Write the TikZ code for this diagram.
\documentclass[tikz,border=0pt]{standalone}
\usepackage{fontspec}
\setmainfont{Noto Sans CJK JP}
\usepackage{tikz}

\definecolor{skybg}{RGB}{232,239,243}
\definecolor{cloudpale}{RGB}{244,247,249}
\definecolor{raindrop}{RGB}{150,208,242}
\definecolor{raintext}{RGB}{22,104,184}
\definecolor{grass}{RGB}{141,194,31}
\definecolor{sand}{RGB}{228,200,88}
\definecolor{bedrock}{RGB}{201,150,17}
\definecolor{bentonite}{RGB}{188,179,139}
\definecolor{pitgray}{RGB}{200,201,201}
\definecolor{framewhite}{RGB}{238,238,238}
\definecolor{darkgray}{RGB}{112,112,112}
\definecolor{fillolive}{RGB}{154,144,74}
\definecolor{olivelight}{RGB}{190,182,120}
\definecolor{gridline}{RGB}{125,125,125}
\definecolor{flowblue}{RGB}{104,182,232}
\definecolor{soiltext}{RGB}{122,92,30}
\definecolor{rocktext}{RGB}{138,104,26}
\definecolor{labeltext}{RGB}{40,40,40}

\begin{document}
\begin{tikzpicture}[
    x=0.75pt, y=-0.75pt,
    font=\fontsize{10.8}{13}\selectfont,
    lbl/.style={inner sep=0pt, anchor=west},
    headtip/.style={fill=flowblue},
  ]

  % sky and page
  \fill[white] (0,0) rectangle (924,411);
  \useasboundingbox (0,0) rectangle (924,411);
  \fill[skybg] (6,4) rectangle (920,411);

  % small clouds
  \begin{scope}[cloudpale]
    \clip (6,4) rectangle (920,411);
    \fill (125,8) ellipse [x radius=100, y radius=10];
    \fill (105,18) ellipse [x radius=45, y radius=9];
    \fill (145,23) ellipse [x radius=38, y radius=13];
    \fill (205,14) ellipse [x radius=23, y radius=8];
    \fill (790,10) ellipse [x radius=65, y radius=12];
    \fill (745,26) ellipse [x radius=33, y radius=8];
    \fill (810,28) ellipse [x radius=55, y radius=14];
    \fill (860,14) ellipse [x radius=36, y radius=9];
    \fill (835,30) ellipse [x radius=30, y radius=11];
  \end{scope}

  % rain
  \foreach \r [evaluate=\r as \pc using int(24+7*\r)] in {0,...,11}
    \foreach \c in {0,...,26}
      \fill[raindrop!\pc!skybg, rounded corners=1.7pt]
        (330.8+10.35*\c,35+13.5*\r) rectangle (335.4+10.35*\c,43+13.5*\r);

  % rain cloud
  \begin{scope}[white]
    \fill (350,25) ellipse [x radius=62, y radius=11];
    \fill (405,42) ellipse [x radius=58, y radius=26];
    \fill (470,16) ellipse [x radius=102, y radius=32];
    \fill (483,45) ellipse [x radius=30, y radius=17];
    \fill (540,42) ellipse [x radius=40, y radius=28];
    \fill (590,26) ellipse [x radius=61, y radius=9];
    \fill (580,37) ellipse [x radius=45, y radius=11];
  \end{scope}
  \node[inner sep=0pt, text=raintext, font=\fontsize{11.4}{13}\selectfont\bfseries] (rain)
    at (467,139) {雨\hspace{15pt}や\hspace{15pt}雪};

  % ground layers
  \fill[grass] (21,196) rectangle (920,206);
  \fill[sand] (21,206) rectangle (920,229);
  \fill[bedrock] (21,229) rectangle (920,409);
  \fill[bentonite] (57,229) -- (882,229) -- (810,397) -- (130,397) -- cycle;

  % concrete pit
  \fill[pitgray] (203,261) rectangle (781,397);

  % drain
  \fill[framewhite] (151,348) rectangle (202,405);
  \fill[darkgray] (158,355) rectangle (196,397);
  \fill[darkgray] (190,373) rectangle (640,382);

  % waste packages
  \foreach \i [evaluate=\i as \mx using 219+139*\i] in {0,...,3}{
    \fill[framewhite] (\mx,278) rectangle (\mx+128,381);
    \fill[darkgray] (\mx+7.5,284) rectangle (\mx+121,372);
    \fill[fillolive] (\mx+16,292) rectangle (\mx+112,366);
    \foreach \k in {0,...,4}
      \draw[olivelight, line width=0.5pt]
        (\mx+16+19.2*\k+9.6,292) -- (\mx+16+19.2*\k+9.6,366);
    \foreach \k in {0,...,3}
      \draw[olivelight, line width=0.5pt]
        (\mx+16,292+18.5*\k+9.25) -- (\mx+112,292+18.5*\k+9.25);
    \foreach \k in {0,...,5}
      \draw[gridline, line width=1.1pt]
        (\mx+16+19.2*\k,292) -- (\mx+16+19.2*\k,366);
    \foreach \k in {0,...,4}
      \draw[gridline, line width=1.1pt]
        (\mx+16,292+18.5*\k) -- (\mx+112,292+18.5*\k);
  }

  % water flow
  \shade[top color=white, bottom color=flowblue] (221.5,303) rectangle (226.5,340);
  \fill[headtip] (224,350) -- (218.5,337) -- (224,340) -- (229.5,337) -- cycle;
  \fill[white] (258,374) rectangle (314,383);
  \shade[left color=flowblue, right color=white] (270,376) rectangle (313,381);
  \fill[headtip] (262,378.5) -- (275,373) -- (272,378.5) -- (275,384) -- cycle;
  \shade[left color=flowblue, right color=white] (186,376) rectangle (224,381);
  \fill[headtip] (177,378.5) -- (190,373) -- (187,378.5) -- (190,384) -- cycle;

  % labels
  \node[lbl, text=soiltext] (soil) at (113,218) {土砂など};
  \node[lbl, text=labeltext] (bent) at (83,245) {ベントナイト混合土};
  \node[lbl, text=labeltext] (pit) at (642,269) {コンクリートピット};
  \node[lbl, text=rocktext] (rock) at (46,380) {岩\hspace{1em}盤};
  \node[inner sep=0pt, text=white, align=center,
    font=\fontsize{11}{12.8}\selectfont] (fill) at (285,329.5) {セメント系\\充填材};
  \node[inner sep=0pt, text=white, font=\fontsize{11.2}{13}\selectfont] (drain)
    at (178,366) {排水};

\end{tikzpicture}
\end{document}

# # #

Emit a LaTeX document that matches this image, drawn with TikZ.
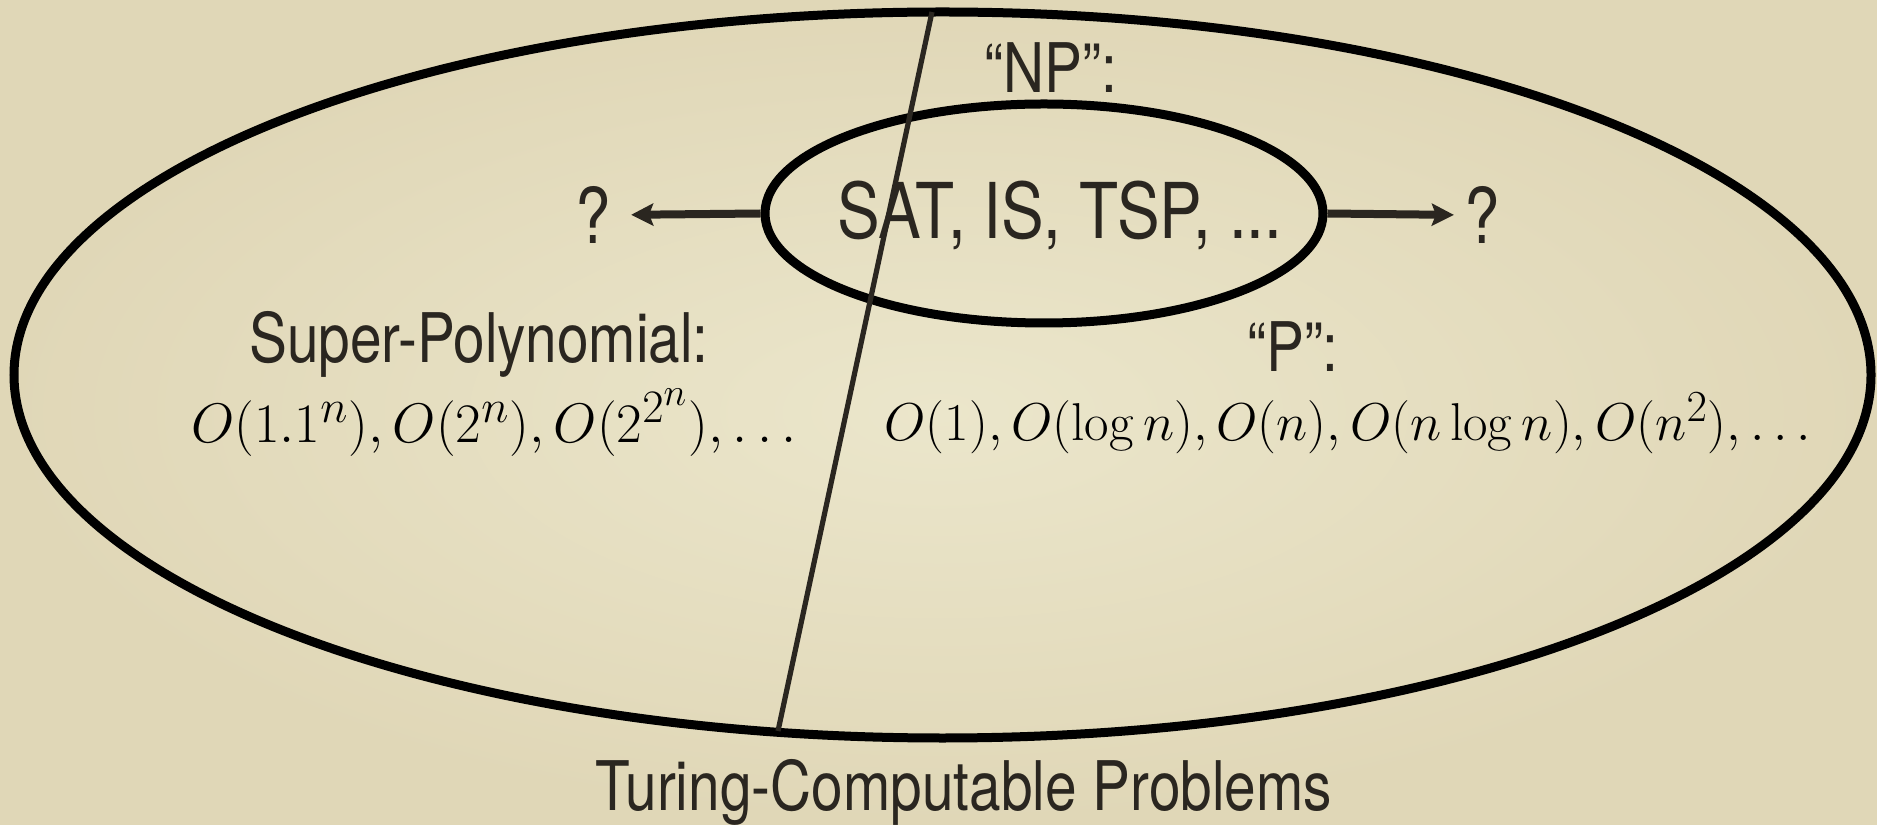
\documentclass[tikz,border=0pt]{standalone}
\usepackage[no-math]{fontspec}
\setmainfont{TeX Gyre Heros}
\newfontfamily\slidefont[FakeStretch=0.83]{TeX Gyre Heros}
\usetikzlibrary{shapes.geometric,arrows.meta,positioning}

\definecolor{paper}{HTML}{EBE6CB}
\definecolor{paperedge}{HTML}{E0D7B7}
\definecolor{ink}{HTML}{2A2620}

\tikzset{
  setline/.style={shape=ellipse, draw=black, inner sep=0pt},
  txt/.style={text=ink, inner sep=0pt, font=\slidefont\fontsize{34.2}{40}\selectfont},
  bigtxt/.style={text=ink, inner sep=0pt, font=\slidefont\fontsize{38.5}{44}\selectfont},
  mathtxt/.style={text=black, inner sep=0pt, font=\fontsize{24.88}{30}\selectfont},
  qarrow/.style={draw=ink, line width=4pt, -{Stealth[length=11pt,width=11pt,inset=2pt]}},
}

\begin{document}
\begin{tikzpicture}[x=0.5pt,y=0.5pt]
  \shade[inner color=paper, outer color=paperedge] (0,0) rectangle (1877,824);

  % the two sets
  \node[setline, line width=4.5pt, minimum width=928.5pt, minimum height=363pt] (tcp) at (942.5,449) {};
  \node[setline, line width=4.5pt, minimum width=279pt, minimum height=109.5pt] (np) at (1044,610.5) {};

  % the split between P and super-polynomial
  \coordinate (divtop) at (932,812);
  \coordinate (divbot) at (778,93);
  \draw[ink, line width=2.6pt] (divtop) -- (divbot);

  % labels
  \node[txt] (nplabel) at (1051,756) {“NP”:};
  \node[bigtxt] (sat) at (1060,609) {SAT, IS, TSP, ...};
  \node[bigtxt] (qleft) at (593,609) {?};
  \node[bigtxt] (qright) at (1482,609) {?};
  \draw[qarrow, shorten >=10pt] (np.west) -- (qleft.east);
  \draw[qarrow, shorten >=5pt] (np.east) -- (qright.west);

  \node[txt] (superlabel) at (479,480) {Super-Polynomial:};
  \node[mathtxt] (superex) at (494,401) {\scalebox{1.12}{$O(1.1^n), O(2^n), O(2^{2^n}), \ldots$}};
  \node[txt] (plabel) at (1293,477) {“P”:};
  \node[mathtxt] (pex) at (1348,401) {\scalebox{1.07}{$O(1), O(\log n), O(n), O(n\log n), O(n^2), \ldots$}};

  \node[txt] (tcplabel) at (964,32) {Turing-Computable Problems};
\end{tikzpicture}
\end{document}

# # #

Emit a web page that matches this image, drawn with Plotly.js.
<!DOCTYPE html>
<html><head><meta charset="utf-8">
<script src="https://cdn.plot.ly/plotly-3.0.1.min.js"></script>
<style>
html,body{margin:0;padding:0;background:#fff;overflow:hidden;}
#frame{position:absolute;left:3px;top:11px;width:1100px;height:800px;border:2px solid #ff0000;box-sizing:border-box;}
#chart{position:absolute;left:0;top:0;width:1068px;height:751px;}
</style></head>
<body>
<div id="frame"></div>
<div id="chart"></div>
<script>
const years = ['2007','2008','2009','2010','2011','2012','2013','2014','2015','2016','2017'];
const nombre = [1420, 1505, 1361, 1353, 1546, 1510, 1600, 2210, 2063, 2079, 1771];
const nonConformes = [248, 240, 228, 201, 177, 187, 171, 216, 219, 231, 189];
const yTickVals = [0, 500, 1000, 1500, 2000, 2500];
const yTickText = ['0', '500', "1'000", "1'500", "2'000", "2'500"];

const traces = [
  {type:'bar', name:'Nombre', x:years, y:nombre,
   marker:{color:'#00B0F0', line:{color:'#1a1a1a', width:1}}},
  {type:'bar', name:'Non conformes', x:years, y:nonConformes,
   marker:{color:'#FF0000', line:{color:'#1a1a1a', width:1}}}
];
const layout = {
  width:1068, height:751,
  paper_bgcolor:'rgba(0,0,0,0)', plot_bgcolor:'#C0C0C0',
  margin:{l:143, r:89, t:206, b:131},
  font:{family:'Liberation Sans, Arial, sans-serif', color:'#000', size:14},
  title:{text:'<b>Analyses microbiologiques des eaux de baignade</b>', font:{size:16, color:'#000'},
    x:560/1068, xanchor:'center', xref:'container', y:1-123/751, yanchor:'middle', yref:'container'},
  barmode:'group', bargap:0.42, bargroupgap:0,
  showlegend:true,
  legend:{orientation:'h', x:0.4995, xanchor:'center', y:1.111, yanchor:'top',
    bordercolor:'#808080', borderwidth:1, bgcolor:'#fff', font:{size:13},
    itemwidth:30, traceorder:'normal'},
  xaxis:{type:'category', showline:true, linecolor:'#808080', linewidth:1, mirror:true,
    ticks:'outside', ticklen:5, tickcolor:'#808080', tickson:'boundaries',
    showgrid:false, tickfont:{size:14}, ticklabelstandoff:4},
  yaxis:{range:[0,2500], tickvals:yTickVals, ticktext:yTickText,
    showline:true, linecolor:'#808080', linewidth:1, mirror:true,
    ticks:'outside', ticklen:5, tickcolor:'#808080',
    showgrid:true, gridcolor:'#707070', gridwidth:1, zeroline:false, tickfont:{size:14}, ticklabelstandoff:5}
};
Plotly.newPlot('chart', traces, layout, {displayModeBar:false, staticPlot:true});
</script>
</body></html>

# # #

# [Instructions for the task]
All lines in the data that contain the word "matches" should be copied.

# [Right answer]
Emit a LaTeX document that matches this image, drawn with TikZ.
Emit a web page that matches this image, drawn with Plotly.js.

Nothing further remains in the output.